What Is Anchorage Offering to Foreign Banks?

Anchorage Digital is rolling out a new suite of stablecoin services designed to give international banks access to U.S.-regulated digital dollar rails without relying on traditional correspondent banking relationships. The offering, branded as “Stablecoin Solutions,” combines issuance, custody, fiat treasury management and blockchain-native settlement into a single platform.

The company said the services are intended to support cross-border movement of dollar-linked assets by allowing institutions to mint and redeem tokens, hold them in regulated custody, and settle transactions on blockchain infrastructure. Anchorage Digital is the first crypto-native firm to receive a U.S. federal banking charter, operating under oversight from the Office of the Comptroller of the Currency.

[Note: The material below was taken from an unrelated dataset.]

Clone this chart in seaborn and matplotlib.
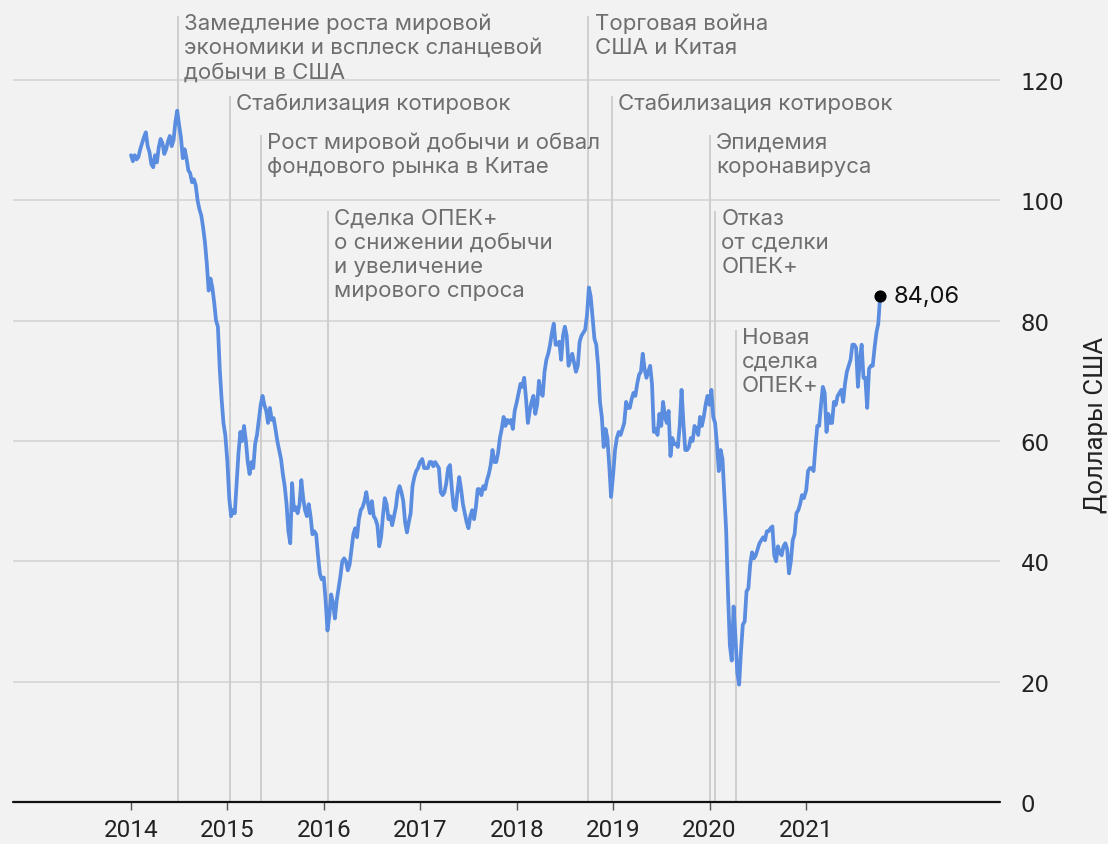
import matplotlib
matplotlib.use("Agg")
import matplotlib.pyplot as plt
import pandas as pd
import seaborn as sns

# ---------------- data (weekly Brent price, USD) ----------------
years = [2014, 2015, 2016, 2017, 2018, 2019, 2020, 2021]

price_2014 = [107.5, 106.5, 107.5, 106.8, 107.2, 108.5, 109.5, 110.5, 111.3, 109.0,
              108.0, 106.0, 105.5, 107.5, 106.3, 108.8, 110.2, 109.5, 107.7, 108.5,
              109.8, 110.7, 109.0, 110.0, 113.0, 114.9, 112.5, 110.5, 107.0, 108.5,
              107.0, 105.0, 104.5, 103.0, 103.5, 102.5, 100.0, 98.5, 97.5, 95.5,
              93.0, 89.5, 85.0, 87.0, 85.5, 83.0, 80.0, 79.0, 72.0, 67.0,
              63.0, 61.0]
price_2015 = [56.5, 50.5, 47.5, 48.5, 48.0, 53.0, 58.0, 61.5, 60.0, 62.5,
              60.0, 56.5, 54.5, 56.5, 55.5, 59.5, 61.0, 63.5, 66.0, 67.5,
              66.0, 65.0, 63.0, 65.5, 63.5, 63.8, 62.0, 60.0, 58.5, 57.0,
              54.5, 52.5, 49.5, 45.0, 43.0, 53.0, 48.5, 49.0, 48.0, 49.5,
              53.5, 50.5, 48.5, 47.5, 49.5, 47.5, 44.5, 45.0, 44.5, 41.0,
              38.0, 37.0]
price_2016 = [37.3, 33.5, 28.5, 31.0, 34.5, 33.0, 30.5, 33.5, 35.5, 37.5,
              40.0, 40.5, 40.0, 38.5, 39.5, 42.0, 44.5, 45.5, 44.0, 47.0,
              48.5, 49.0, 50.0, 51.5, 49.5, 48.0, 50.0, 47.5, 47.0, 46.0,
              42.5, 44.0, 47.5, 50.5, 49.5, 47.0, 47.5, 46.0, 47.5, 49.0,
              51.5, 52.5, 51.5, 50.0, 46.5, 44.8, 46.5, 48.0, 52.5, 54.0,
              55.0, 55.5, 56.5]
price_2017 = [56.5, 57.0, 55.5, 55.5, 55.5, 56.5, 56.5, 55.8, 56.5, 56.0,
              55.5, 51.5, 51.0, 51.5, 53.0, 55.5, 56.0, 52.0, 49.0, 48.5,
              51.5, 54.0, 52.0, 49.5, 48.0, 46.5, 45.5, 47.5, 48.5, 47.0,
              49.0, 52.0, 52.0, 51.0, 52.5, 52.0, 53.5, 54.5, 56.0, 58.5,
              56.5, 56.5, 58.0, 60.5, 62.0, 64.0, 62.5, 63.5, 63.0, 63.5,
              62.0, 65.0]
price_2018 = [66.5, 68.0, 69.5, 69.0, 70.5, 67.0, 63.0, 65.0, 66.5, 67.5,
              64.5, 66.0, 70.0, 68.0, 67.5, 71.5, 73.5, 74.5, 76.0, 78.0,
              79.5, 76.0, 76.0, 76.5, 73.5, 77.5, 79.0, 77.5, 72.5, 73.5,
              74.5, 73.0, 71.5, 72.5, 76.5, 77.5, 78.0, 78.5, 81.0, 85.5,
              84.0, 80.5, 77.0, 76.0, 72.5, 66.5, 64.0, 59.0, 62.0, 60.5,
              56.0, 50.7]
price_2019 = [54.5, 58.5, 60.5, 61.5, 61.0, 62.0, 63.0, 66.5, 65.5, 65.5,
              67.0, 68.0, 67.5, 69.5, 71.0, 71.5, 74.5, 72.0, 70.5, 71.5,
              72.5, 69.5, 61.5, 62.0, 61.0, 64.5, 62.5, 66.5, 64.0, 63.0,
              65.0, 57.5, 60.5, 59.5, 59.5, 59.0, 62.5, 68.5, 63.0, 58.5,
              58.5, 59.0, 60.5, 60.0, 62.5, 62.0, 61.0, 64.0, 62.5, 64.0,
              66.0, 67.5]
price_2020 = [66.0, 68.5, 64.0, 63.0, 59.5, 55.0, 58.5, 57.0, 51.0, 45.0,
              34.5, 26.0, 23.5, 32.5, 27.5, 21.5, 19.5, 25.0, 29.5, 30.0,
              35.0, 35.5, 39.5, 41.5, 40.5, 41.0, 42.0, 43.0, 43.5, 44.0,
              43.5, 45.0, 45.0, 45.5, 45.8, 41.0, 40.0, 42.5, 41.5, 41.0,
              42.5, 43.0, 42.0, 38.0, 40.0, 43.5, 44.5, 48.0, 48.5, 49.5,
              51.0, 50.5]
price_2021 = [51.8, 55.0, 55.5, 55.5, 55.0, 59.0, 62.5, 62.5, 66.0, 69.0,
              68.0, 61.5, 64.5, 63.0, 63.0, 66.5, 66.0, 67.5, 68.0, 68.5,
              66.5, 69.5, 71.5, 72.5, 73.5, 76.0, 76.0, 75.5, 69.0, 73.5,
              76.0, 70.5, 70.5, 65.5, 72.0, 72.5, 72.5, 75.5, 78.0, 79.5,
              84.06]

yearly_prices = [price_2014, price_2015, price_2016, price_2017,
                 price_2018, price_2019, price_2020, price_2021]

event_dates = ["2014-06-27", "2015-01-10", "2015-05-08", "2016-01-16",
               "2018-09-29", "2018-12-26", "2020-01-01", "2020-01-22", "2020-04-09"]
event_labels = [
    "Замедление роста мировой\nэкономики и всплеск сланцевой\nдобычи в США",
    "Стабилизация котировок",
    "Рост мировой добычи и обвал\nфондового рынка в Китае",
    "Сделка ОПЕК+\nо снижении добычи\nи увеличение\nмирового спроса",
    "Торговая война\nСША и Китая",
    "Стабилизация котировок",
    "Эпидемия\nкоронавируса",
    "Отказ\nот сделки\nОПЕК+",
    "Новая\nсделка\nОПЕК+",
]
# layout: top of each event marker line (in price units)
event_tops = [130.6, 117.4, 110.8, 98.2, 130.6, 117.4, 110.8, 98.2, 78.4]

y_ticks = [0, 20, 40, 60, 80, 100, 120]
y_label = "Доллары США"

# ---------------- build frame ----------------
frames = []
for yr, vals in zip(years, yearly_prices):
    d = pd.date_range(f"{yr}-01-01", periods=len(vals), freq="7D")
    frames.append(pd.DataFrame({"date": d, "price": vals}))
df = pd.concat(frames, ignore_index=True)

# ---------------- style ----------------
sns.set_theme(style="white")
plt.rcParams["font.family"] = ["Inter", "DejaVu Sans"]
BG = "#f2f2f2"
LINE = "#5a8de0"
GRID = "#d4d4d4"
ANN = "#6e6e6e"

fig = plt.figure(figsize=(11.08, 8.45), dpi=100, facecolor=BG)
ax = fig.add_axes([13 / 1108, 42 / 845, 987 / 1108, 803 / 845])
ax.set_facecolor(BG)

sns.lineplot(data=df, x="date", y="price", ax=ax, color=LINE,
             linewidth=2.7, zorder=4, legend=False)

ax.set_xlim(pd.Timestamp("2012-10-11"), pd.Timestamp("2023-01-05"))
ax.set_ylim(0, 133.46)

for s in ax.spines.values():
    s.set_visible(False)

ax.set_yticks(y_ticks)
ax.set_yticklabels([str(v) for v in y_ticks], family=["DejaVu Sans"])
ax.grid(axis="y", color=GRID, linewidth=1.2, zorder=0)
ax.grid(axis="x", visible=False)
ax.axhline(0, color="#111111", linewidth=1.6, zorder=3, clip_on=False)

ax.yaxis.tick_right()
ax.tick_params(axis="y", length=0, pad=15, labelsize=16.5, labelcolor="#222222")
ax.set_ylabel("")
fig.text(1096 / 1108, 1 - 425 / 845, y_label, rotation=90, ha="center", va="center",
         fontsize=18.5, family=["Roboto", "DejaVu Sans"], color="#222222")

xt = pd.to_datetime([f"{y}-01-01" for y in years])
ax.set_xticks(xt)
ax.set_xticklabels([str(y) for y in years], family=["Roboto", "DejaVu Sans"])
ax.tick_params(axis="x", length=6, width=1, color="#555555", pad=5.5,
               labelsize=17.5, labelcolor="#222222", direction="out", bottom=True)
ax.set_xlabel("")

# event lines and labels
ev = pd.to_datetime(event_dates)
ax.vlines(ev, 0, event_tops, color="#cccccc", linewidth=1.3, zorder=1)
for d, lab, top in zip(ev, event_labels, event_tops):
    ax.annotate(lab, (d, top), xytext=(4.5, 2.5), textcoords="offset points",
                ha="left", va="top", fontsize=16, color=ANN, linespacing=1.25,
                zorder=5)

# last value
last_date = df["date"].iloc[-1]
last_price = df["price"].iloc[-1]
ax.scatter([last_date], [last_price], s=60, color="black", zorder=6)
ax.annotate(f"{last_price:.2f}".replace(".", ","), (last_date, last_price),
            xytext=(10, 0.5), textcoords="offset points", va="center", ha="left",
            fontsize=17, color="#111111", zorder=6)

fig.savefig("out.png", dpi=100, facecolor=BG)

“Stablecoins are becoming core financial infrastructure,” said Nathan McCauley, co-founder and CEO of Anchorage Digital, in a statement. “Stablecoin Solutions gives banks a federally regulated way to move dollars globally using blockchain rails, without compromising custody, compliance, or operational control.”

Investor Takeaway

Anchorage is pitching regulated stablecoin access as a substitute for correspondent banking, targeting non-U.S. institutions that want faster dollar settlement without direct U.S. banking footprints.

How Does This Compare With Correspondent Banking?

Correspondent banking allows foreign institutions to rely on U.S. or other major banks to process cross-border transactions such as wire transfers, currency exchange and foreign deposits. While widely used, the model can involve multiple intermediaries, higher fees and settlement delays.

Anchorage argues that blockchain-based dollar tokens can reduce those frictions. By integrating minting, redemption, custody and settlement within a federally chartered framework, the company is presenting stablecoin rails as a more direct channel for moving dollar liquidity across borders.

The platform is structured to handle multiple stablecoin issuers. Anchorage said institutions will be able to mint and redeem tokens issued by Anchorage Digital Bank, including Tether’s USA₮, Ethena Labs’ USDtb, OSL’s USDGO and future issuances such as Western Union’s USDPT. The stablecoin market is currently dominated by Tether’s USDT and Circle’s USDC.

How Does the GENIUS Act Fit In?

The rollout follows the passage last year of the Guiding and Establishing National Innovation for U.S. Stablecoins (GENIUS) Act, which sets out a framework for stablecoin issuers in the United States. While the law has been enacted, federal agencies including the OCC and other banking regulators are still in the process of drafting and proposing implementing rules.

Anchorage already operates under a federal banking charter, giving it a regulatory foundation as agencies begin translating the statute into operational guidance. The company’s expansion into stablecoin issuance and settlement services comes ahead of full rule implementation, at a time when regulators are shaping detailed requirements around reserves, compliance and disclosures.

At the same time, parts of the legislative framework remain under discussion. Certain provisions related to stablecoin yield are being revisited during Senate negotiations over the Digital Asset Market Clarity Act, creating ongoing uncertainty about how yield-bearing structures may be treated.

What Does This Mean for Cross-Border Dollar Flows?

If adopted by foreign banks, Anchorage’s model would embed dollar-denominated stablecoins into mainstream cross-border operations rather than limiting them to crypto-native trading venues. The proposition is straightforward: instead of routing payments through layers of correspondent banks, institutions could settle in tokenized dollars on blockchain rails while remaining within a U.S.-regulated perimeter.

That approach depends on regulatory clarity and institutional comfort with tokenized liabilities. While stablecoins have grown rapidly in crypto markets, their role in regulated banking remains under development. Anchorage is betting that a federally chartered structure will reduce barriers for international institutions weighing whether to integrate blockchain settlement into treasury and payments workflows.

The next phase will hinge on how U.S. regulators finalize GENIUS Act rules and how global banks assess the trade-off between established correspondent networks and token-based settlement channels. For now, Anchorage is positioning its charter as the bridge between the two systems.